US Crime Analysis: Weapon Use Prediction
Welcome to the Weapon Use Prediction project! This interactive web application leverages machine learning models to predict the type of weapon (Firearm vs. Non-Firearm) used in crimes based on demographic and contextual features. The app is built using Gradio and hosted on Hugging Face Spaces.
Latest code:
- Git repo: https://github.com/dgrixti/ics5110-crime-statistics
- Hugging Face: https://huggingface.co/spaces/grixtid/ICS5110/tree/main
-
Git page: https://dgrixti.github.io/ics5110-crime-statistics/
🔍 Overview
The primary goal of this project is to analyze crime data and classify weapon usage using machine learning techniques. The application supports multiple models, including:
- Random Forest Classifier
- XGBoost
- Logistic Regression
- Artificial Neural Network (ANN)
The models are trained on a publicly available crime dataset, which includes features such as Region, Victim Age, Relationship Type, and more. The dataset is imbalanced - 102,988 records (67.09%) for “Firearm” compared to approximately 50,523 (32.91%) for “Non-Firearm”, and techniques like SMOTE were applied to improve model performance.
🌐 Try It Out
Hugging Face Space
🚀 Features
- Interactive Interface: Enter key features like Region, Season, Relationship Type, etc., and get predictions in real time.

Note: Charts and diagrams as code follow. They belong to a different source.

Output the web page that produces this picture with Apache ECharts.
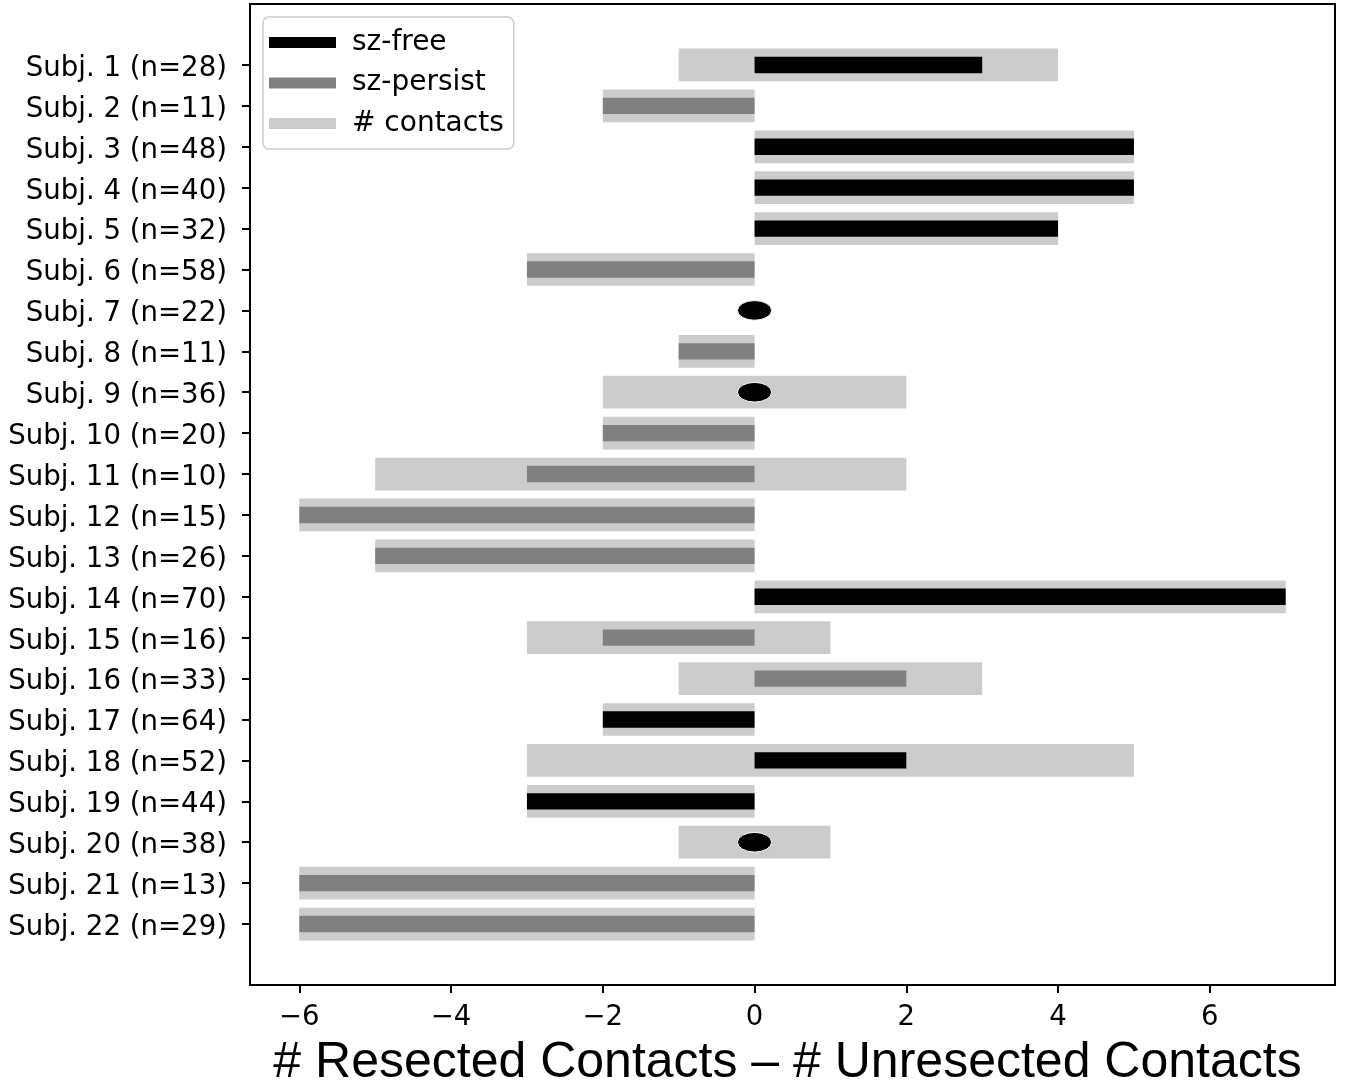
<!DOCTYPE html>
<html>
<head>
<meta charset="utf-8">
<script src="https://cdn.jsdelivr.net/npm/echarts@6/dist/echarts.min.js"></script>
<style>html,body{margin:0;padding:0;background:#fff;}#c{width:1346px;height:1088px;}</style>
</head>
<body>
<div id="c"></div>
<script>
const categories = ['Subj. 1 (n=28)','Subj. 2 (n=11)','Subj. 3 (n=48)','Subj. 4 (n=40)','Subj. 5 (n=32)','Subj. 6 (n=58)','Subj. 7 (n=22)','Subj. 8 (n=11)','Subj. 9 (n=36)','Subj. 10 (n=20)','Subj. 11 (n=10)','Subj. 12 (n=15)','Subj. 13 (n=26)','Subj. 14 (n=70)','Subj. 15 (n=16)','Subj. 16 (n=33)','Subj. 17 (n=64)','Subj. 18 (n=52)','Subj. 19 (n=44)','Subj. 20 (n=38)','Subj. 21 (n=13)','Subj. 22 (n=29)'];
const contactsLow  = [-1,-2,0,0,0,-3,0,-1,-2,-2,-5,-6,-5,0,-3,-1,-2,-3,-3,-1,-6,-6];
const contactsHigh = [4,0,5,5,4,0,0,0,2,0,2,0,0,7,1,3,0,5,0,1,0,0];
const outcome = ['free','persist','free','free','free','persist','free','persist','free','persist','persist','persist','persist','free','persist','persist','free','free','free','free','persist','persist'];
const difference = [3,-2,5,5,4,-3,0,-1,0,-2,-3,-6,-5,7,-2,2,-2,2,-3,0,-6,-6];
const xTicks = [-6,-4,-2,0,2,4,6];

const yTicks = categories.map((c, i) => i);
// label anchors nudged slightly below each tick to match the reference text baseline
const yLabelPos = categories.map((c, i) => i + 0.09);
const contactsData = categories.map((c, i) => [i, contactsLow[i], contactsHigh[i]]);
const freeData = [], persistData = [];
categories.forEach((c, i) => {
  if (outcome[i] === 'free') freeData.push([i, difference[i]]);
  else persistData.push([i, difference[i]]);
});

function rectItem(params, api, lo, hi, half, color) {
  const idx = api.value(0);
  const p1 = api.coord([lo, idx - half]);
  const p2 = api.coord([hi, idx + half]);
  return {
    type: 'rect',
    shape: { x: Math.min(p1[0], p2[0]), y: Math.min(p1[1], p2[1]), width: Math.abs(p2[0] - p1[0]), height: Math.abs(p2[1] - p1[1]) },
    style: { fill: color }
  };
}

const chart = echarts.init(document.getElementById('c'));
chart.setOption({
  animation: false,
  backgroundColor: '#fff',
  grid: { left: 250, top: 4, width: 1085, height: 981, outerBoundsMode: 'none', containLabel: false,
    show: true, borderColor: '#000', borderWidth: 2, backgroundColor: 'transparent' },
  legend: {
    left: 263, top: 17, orient: 'vertical',
    data: [
      { name: 'sz-free', icon: 'rect', itemStyle: { color: '#000' } },
      { name: 'sz-persist', icon: 'rect', itemStyle: { color: '#808080' } },
      { name: '# contacts', icon: 'rect', itemStyle: { color: '#cccccc' } }
    ],
    itemWidth: 67, itemHeight: 11, itemGap: 9.5,
    padding: [10, 10, 10, 6],
    backgroundColor: 'rgba(255,255,255,0.8)',
    borderColor: '#cccccc', borderWidth: 1.5, borderRadius: 6,
    textStyle: { fontFamily: 'DejaVu Sans', fontSize: 28, color: '#000', lineHeight: 28, padding: [3, 0, 0, 11] },
    selectedMode: false
  },
  xAxis: {
    type: 'value', min: -6.65, max: 7.65,
    axisLine: { show: true, onZero: false, lineStyle: { color: '#000', width: 2 } },
    axisTick: { show: true, customValues: xTicks, length: 8, lineStyle: { color: '#000', width: 2 } },
    axisLabel: { customValues: xTicks, margin: 19, fontFamily: 'DejaVu Sans', fontSize: 27.5, color: '#000',
      formatter: v => (v < 0 ? '\u2212' + Math.abs(v) : String(v)) },
    splitLine: { show: false },
    name: '# Resected Contacts \u2013 # Unresected Contacts',
    nameLocation: 'middle', nameGap: 53,
    nameTextStyle: { fontFamily: 'Liberation Sans', fontSize: 50, color: '#000', padding: [0, 10, 0, 0] }
  },
  yAxis: {
    type: 'value', inverse: true, min: -1.49, max: 22.49,
    axisLine: { show: true, onZero: false, lineStyle: { color: '#000', width: 2 } },
    axisTick: { show: true, customValues: yTicks, length: 8, lineStyle: { color: '#000', width: 2 } },
    axisLabel: { customValues: yLabelPos, margin: 23, fontFamily: 'DejaVu Sans', fontSize: 27.6, color: '#000',
      formatter: v => categories[Math.round(v)] || '' },
    splitLine: { show: false }
  },
  series: [
    {
      name: '# contacts', type: 'custom', itemStyle: { color: '#cccccc' },
      encode: { x: [1, 2], y: 0 },
      data: contactsData,
      renderItem: (params, api) => rectItem(params, api, api.value(1), api.value(2), 0.4, '#cccccc')
    },
    {
      name: 'sz-persist', type: 'custom', itemStyle: { color: '#808080' },
      encode: { x: 1, y: 0 },
      data: persistData,
      renderItem: (params, api) => rectItem(params, api, 0, api.value(1), 0.2, '#808080')
    },
    {
      name: 'sz-free', type: 'custom', itemStyle: { color: '#000' },
      encode: { x: 1, y: 0 },
      data: freeData,
      renderItem: (params, api) => {
        const v = api.value(1);
        if (v === 0) {
          const idx = api.value(0);
          const c = api.coord([0, idx]);
          const s = api.size([0.225, 0.24]);
          const rx = s[0], ry = s[1];
          const d = 'M' + (c[0] - rx) + ' ' + c[1] + ' A' + rx + ' ' + ry + ' 0 1 0 ' + (c[0] + rx) + ' ' + c[1] +
                    ' A' + rx + ' ' + ry + ' 0 1 0 ' + (c[0] - rx) + ' ' + c[1] + ' Z';
          return { type: 'path', shape: { pathData: d }, style: { fill: '#000', stroke: '#fff', lineWidth: 1 } };
        }
        return rectItem(params, api, 0, v, 0.2, '#000');
      }
    }
  ]
});
</script>
</body>
</html>
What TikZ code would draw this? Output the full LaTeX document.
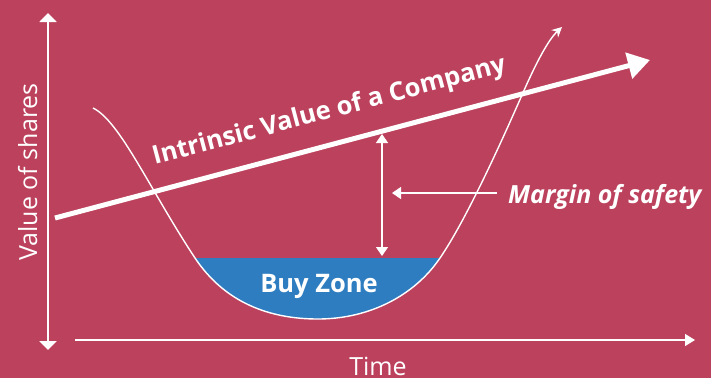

- Multiple Models: Compare predictions from different machine learning algorithms.
- Performance Metrics: View Accuracy, Precision, Recall, F1-Score, and Confusion Matrix for model performance evaluation.
- Real-World Use Case: Designed for researchers and law enforcement agencies to analyze crime patterns.
💻 How to Use
- Access the Application:
- Visit the Hugging Face Space to interact with the app. The iframe below also provides direct access.
- Input Features:
- Select or input values for features like Region, Victim Sex, Relationship Type, etc.
- Adjust Victim Age using the slider.
- Choose a Model:
- Select a model from the dropdown menu: Random Forest, XGBoost, Logistic Regression, or ANN.
- View Predictions:
- The app displays the predicted weapon category (Firearm or Non-Firearm) along with detailed metrics.
📊 Technical Details
Dataset
Models
- Random Forest: Robust ensemble method with SMOTE for handling imbalance.
- XGBoost: Boosting algorithm with optimized hyperparameters for precision-recall balance.
- Logistic Regression: Lightweight model with decent accuracy.
- ANN: Neural network with three dense layers for binary classification.
Preprocessing
- Categorical features: Encoded using LabelEncoder.
- Numerical features: Standardized using StandardScaler.
- Class imbalance: Addressed using SMOTE for minority-class oversampling.